(INSTRUCTIONS FOR THE TASK):
Below is a listing. Return the lines from the one that contains "Give me the" to the one that contains "const DZERO_CUT = [5, 8, 12, 17];", both ends included, verbatim and with no pictures.

(DATA SUPPLIED):
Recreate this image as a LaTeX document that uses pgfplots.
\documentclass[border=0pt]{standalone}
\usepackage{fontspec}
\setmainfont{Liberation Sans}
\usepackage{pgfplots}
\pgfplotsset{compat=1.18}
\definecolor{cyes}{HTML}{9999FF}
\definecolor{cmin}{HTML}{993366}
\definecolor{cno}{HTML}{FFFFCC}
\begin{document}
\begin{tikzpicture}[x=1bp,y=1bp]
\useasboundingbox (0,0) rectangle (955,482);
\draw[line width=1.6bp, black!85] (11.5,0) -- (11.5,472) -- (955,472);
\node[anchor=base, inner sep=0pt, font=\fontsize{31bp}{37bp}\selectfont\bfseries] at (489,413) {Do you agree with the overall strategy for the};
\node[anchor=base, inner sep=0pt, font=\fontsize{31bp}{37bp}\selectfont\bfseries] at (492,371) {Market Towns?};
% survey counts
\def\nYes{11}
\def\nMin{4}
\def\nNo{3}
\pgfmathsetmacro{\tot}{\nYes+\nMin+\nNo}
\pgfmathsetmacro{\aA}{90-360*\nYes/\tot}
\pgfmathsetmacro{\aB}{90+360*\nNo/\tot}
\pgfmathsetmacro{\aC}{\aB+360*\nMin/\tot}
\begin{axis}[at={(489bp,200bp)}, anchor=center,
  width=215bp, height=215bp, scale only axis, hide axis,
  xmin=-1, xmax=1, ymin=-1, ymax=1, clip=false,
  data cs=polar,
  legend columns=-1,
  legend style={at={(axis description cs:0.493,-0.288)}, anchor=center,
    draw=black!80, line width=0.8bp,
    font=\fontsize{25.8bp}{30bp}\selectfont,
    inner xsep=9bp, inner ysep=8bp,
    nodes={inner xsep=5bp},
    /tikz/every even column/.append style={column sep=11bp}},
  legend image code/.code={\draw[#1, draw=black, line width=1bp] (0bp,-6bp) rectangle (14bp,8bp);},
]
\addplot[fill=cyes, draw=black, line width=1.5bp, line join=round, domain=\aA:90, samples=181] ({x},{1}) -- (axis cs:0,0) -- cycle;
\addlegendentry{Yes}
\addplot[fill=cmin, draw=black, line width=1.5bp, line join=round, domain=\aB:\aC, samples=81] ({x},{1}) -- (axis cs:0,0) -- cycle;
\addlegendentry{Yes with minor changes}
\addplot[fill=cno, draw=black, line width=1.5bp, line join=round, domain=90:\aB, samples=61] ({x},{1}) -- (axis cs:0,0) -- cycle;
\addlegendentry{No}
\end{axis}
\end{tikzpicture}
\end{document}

* * *

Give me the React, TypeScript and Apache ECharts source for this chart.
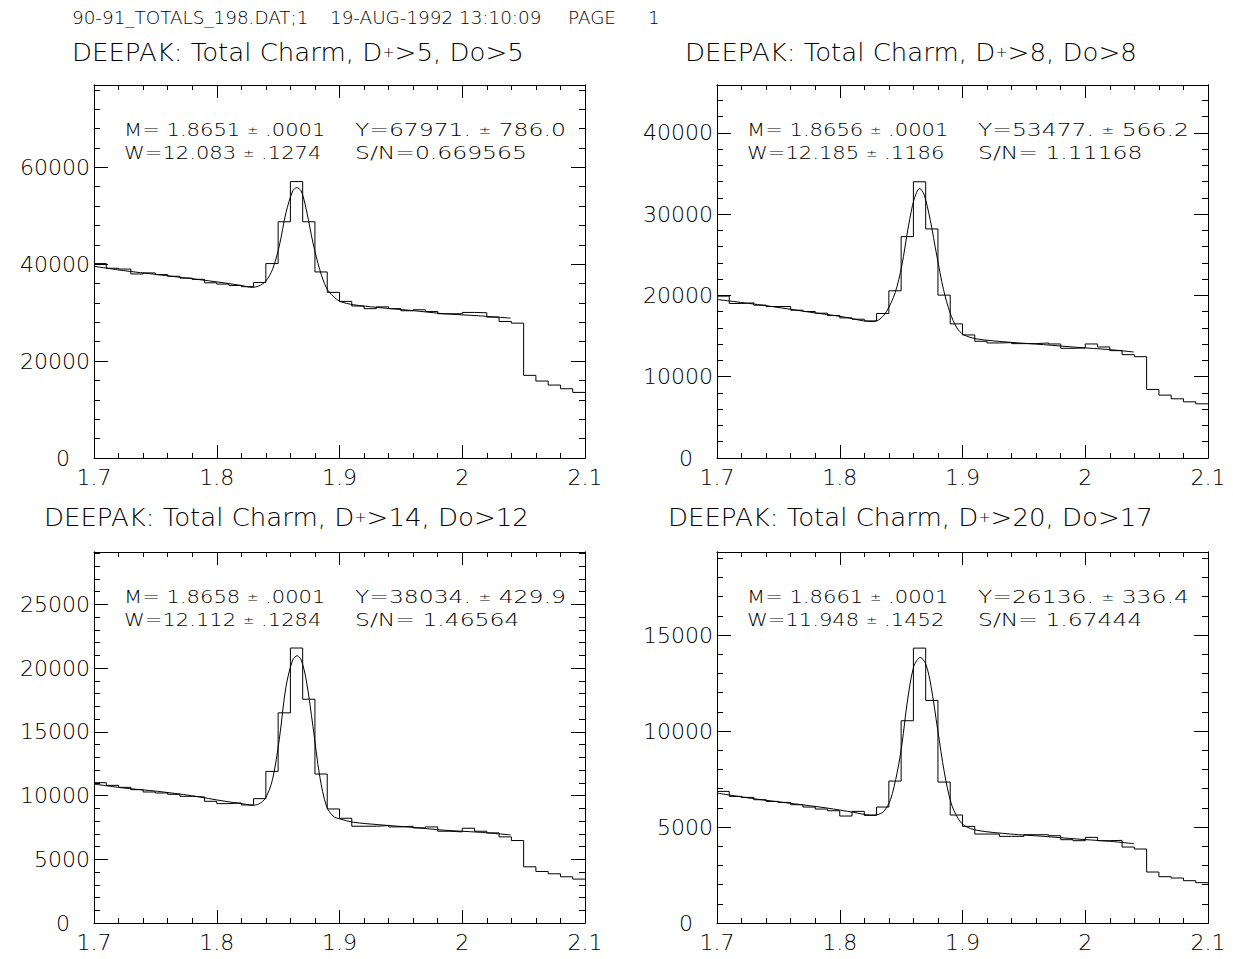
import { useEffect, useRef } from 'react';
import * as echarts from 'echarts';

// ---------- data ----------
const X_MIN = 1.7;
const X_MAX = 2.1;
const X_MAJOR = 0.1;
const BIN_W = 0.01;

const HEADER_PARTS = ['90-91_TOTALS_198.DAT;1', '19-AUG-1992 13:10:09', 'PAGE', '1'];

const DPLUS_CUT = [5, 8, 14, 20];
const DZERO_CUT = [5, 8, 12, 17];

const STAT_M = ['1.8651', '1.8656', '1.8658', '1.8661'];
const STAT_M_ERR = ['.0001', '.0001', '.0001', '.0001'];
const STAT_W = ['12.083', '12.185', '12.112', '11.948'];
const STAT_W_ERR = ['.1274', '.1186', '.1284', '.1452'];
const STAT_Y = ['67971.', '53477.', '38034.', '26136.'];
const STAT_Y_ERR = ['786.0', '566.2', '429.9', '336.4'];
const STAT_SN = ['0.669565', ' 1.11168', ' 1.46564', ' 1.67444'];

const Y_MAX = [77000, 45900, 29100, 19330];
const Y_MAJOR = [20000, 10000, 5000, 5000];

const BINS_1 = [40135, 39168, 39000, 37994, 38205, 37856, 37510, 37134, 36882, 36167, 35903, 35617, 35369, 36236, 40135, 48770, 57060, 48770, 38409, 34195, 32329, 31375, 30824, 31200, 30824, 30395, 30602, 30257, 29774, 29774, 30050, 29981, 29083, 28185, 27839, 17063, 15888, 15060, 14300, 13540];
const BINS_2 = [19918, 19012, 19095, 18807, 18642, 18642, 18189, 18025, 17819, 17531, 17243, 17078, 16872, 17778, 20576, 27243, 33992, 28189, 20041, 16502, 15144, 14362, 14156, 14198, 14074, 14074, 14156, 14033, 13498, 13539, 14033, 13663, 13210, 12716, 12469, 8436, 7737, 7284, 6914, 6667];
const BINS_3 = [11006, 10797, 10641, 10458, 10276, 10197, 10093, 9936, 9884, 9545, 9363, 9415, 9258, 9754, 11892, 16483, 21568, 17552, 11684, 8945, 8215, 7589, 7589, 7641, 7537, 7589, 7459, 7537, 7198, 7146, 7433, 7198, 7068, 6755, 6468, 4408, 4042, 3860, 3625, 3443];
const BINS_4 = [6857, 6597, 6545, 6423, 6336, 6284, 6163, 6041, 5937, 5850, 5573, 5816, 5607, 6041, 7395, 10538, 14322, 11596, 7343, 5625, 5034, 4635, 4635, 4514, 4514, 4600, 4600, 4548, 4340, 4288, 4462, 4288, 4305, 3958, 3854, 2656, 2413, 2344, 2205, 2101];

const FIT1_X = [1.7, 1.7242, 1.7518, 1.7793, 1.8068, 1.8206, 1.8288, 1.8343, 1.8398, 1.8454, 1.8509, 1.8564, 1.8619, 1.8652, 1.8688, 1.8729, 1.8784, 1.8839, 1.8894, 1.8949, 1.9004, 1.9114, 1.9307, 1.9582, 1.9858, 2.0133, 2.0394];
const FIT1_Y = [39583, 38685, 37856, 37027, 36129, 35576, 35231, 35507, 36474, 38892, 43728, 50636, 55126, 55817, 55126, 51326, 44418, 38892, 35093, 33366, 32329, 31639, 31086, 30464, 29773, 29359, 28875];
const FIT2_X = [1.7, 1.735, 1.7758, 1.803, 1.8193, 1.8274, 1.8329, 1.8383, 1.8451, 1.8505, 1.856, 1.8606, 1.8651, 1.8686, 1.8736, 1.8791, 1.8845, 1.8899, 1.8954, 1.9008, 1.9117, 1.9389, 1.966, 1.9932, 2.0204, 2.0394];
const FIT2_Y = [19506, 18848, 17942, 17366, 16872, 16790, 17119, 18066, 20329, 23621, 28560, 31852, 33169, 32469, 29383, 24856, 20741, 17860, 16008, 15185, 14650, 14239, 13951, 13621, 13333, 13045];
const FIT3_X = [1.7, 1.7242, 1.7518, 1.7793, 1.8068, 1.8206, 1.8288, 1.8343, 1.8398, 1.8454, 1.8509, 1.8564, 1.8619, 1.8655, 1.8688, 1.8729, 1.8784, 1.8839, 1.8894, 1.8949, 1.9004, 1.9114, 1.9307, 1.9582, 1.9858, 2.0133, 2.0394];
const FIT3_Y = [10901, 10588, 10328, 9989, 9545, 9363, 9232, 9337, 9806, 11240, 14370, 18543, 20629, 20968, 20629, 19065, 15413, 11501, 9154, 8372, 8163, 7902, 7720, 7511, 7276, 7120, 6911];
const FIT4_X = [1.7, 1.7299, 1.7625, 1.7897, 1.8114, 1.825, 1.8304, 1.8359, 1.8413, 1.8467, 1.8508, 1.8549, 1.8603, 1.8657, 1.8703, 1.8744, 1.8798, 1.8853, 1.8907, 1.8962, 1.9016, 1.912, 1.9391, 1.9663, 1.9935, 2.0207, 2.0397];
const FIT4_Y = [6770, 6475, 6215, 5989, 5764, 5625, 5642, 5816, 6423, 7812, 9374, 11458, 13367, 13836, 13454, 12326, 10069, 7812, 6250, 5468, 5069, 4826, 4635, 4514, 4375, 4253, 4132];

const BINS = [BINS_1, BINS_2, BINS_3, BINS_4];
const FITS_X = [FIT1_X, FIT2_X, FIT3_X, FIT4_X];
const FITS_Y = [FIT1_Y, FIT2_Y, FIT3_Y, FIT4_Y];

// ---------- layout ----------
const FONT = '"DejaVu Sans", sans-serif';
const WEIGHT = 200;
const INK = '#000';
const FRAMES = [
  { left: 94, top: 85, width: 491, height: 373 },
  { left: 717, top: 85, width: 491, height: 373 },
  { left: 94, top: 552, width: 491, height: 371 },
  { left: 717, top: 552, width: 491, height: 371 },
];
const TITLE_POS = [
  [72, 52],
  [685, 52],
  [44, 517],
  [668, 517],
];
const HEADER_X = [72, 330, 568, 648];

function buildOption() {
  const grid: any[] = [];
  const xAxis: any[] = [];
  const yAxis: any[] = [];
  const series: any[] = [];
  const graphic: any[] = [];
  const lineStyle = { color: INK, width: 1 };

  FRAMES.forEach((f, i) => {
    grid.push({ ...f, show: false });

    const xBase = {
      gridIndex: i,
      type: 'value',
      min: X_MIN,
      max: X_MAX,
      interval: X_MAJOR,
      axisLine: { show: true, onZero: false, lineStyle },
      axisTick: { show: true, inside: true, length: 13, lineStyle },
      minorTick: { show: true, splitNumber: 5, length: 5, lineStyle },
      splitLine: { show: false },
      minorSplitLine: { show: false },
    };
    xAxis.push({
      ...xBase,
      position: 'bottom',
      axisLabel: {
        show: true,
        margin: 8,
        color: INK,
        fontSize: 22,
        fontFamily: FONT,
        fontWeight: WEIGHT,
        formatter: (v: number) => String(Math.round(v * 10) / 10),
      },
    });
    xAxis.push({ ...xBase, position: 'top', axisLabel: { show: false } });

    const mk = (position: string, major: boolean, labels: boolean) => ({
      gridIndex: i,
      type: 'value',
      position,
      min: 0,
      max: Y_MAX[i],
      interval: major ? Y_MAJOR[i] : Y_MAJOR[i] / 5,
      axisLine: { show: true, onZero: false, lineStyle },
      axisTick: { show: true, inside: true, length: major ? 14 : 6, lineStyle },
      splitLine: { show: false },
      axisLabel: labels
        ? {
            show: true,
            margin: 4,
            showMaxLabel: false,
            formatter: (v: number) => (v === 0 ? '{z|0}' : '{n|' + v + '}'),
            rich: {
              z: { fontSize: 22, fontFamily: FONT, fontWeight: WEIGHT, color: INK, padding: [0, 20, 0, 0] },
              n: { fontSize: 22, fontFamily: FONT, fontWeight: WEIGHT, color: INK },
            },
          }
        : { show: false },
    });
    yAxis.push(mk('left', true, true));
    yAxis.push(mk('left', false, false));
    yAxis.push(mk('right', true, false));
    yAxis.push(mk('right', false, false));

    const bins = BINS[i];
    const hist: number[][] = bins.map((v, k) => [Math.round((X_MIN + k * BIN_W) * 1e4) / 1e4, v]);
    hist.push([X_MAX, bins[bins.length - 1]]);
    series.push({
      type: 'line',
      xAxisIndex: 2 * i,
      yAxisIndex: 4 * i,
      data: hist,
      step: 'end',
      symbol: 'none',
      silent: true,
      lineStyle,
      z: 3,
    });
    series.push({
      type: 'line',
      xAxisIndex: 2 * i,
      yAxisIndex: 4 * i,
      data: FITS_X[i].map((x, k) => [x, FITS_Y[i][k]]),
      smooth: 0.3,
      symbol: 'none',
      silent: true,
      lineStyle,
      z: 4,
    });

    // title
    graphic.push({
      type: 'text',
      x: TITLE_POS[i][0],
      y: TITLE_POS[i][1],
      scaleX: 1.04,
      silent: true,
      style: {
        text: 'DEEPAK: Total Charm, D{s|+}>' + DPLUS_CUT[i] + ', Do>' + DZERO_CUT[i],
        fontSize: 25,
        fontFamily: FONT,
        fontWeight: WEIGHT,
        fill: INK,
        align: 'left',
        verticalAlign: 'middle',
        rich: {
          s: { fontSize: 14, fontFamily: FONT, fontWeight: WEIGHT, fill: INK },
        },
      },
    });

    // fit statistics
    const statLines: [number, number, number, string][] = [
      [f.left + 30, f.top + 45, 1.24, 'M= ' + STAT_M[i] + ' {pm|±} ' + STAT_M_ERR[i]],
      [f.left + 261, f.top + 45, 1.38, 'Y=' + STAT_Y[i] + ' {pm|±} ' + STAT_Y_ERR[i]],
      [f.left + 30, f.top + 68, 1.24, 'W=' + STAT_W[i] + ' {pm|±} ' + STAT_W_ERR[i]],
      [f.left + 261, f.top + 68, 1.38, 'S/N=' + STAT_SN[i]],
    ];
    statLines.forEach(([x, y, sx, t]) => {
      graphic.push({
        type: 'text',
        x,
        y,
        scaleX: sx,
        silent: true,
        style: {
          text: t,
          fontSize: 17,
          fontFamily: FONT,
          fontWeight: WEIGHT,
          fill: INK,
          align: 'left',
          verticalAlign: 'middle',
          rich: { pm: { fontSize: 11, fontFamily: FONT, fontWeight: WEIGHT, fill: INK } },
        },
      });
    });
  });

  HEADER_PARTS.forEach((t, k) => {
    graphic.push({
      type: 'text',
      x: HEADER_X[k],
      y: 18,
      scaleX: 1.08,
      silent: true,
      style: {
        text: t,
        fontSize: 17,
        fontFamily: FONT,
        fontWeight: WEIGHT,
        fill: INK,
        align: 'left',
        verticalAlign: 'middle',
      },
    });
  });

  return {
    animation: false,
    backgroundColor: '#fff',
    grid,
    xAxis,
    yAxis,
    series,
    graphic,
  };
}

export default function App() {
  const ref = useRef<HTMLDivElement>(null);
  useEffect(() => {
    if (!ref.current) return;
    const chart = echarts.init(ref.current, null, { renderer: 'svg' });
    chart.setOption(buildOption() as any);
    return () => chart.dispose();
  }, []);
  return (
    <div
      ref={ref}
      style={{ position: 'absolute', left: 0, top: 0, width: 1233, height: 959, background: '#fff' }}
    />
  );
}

==

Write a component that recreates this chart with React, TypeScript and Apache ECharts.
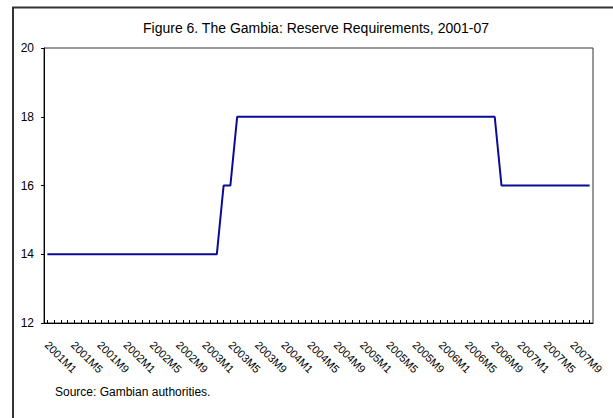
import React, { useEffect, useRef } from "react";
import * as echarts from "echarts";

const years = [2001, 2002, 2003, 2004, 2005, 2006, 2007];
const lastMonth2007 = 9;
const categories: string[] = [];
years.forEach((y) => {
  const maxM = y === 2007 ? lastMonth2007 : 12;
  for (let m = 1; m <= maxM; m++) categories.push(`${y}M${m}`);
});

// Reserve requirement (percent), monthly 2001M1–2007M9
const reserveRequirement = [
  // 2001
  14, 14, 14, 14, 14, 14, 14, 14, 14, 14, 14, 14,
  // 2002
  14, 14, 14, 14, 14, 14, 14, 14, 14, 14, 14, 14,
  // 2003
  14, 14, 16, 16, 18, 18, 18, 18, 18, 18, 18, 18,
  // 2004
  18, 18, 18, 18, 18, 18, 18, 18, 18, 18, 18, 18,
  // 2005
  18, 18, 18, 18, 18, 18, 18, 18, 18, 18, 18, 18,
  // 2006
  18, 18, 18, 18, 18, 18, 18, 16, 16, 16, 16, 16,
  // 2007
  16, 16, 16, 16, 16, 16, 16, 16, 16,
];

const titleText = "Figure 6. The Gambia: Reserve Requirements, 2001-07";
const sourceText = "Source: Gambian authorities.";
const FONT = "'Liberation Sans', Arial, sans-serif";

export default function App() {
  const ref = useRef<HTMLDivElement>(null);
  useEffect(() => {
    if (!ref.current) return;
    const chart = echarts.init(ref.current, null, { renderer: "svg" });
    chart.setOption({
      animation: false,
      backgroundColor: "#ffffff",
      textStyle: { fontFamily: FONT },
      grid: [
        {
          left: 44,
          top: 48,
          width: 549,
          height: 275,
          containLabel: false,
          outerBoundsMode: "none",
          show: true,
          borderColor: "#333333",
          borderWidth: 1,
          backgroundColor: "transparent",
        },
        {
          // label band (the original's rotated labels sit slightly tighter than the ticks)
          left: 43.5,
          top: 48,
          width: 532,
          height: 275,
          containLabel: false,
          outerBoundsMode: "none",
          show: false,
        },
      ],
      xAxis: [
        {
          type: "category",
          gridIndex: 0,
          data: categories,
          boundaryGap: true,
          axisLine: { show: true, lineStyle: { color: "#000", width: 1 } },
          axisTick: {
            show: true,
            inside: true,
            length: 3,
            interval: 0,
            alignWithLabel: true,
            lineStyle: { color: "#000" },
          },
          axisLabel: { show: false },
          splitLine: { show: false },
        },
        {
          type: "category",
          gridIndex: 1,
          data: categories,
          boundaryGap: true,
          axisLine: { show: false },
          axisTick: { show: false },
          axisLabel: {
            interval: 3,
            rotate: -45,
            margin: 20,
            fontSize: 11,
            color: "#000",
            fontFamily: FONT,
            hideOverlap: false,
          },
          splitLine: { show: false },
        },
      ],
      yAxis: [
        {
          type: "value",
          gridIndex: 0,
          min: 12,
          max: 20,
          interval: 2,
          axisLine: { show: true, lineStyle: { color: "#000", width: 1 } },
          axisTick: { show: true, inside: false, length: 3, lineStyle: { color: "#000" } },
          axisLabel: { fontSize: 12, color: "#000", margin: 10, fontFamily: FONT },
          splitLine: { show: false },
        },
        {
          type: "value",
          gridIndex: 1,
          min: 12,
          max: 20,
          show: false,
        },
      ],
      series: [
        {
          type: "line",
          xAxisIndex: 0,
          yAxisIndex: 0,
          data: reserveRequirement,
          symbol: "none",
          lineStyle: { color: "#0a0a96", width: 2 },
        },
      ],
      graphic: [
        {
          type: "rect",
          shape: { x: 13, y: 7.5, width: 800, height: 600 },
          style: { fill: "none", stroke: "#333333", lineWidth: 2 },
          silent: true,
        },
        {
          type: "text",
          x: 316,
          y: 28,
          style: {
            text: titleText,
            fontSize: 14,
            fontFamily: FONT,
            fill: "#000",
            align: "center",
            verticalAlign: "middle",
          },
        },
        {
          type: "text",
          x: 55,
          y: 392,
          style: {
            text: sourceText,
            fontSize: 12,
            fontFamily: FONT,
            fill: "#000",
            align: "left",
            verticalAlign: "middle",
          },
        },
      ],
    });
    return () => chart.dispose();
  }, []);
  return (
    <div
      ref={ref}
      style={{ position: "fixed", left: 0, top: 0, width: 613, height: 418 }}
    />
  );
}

(WRITTEN RESPONSE):
Give me the React, TypeScript and Apache ECharts source for this chart.
import { useEffect, useRef } from 'react';
import * as echarts from 'echarts';

// ---------- data ----------
const X_MIN = 1.7;
const X_MAX = 2.1;
const X_MAJOR = 0.1;
const BIN_W = 0.01;

const HEADER_PARTS = ['90-91_TOTALS_198.DAT;1', '19-AUG-1992 13:10:09', 'PAGE', '1'];

const DPLUS_CUT = [5, 8, 14, 20];
const DZERO_CUT = [5, 8, 12, 17];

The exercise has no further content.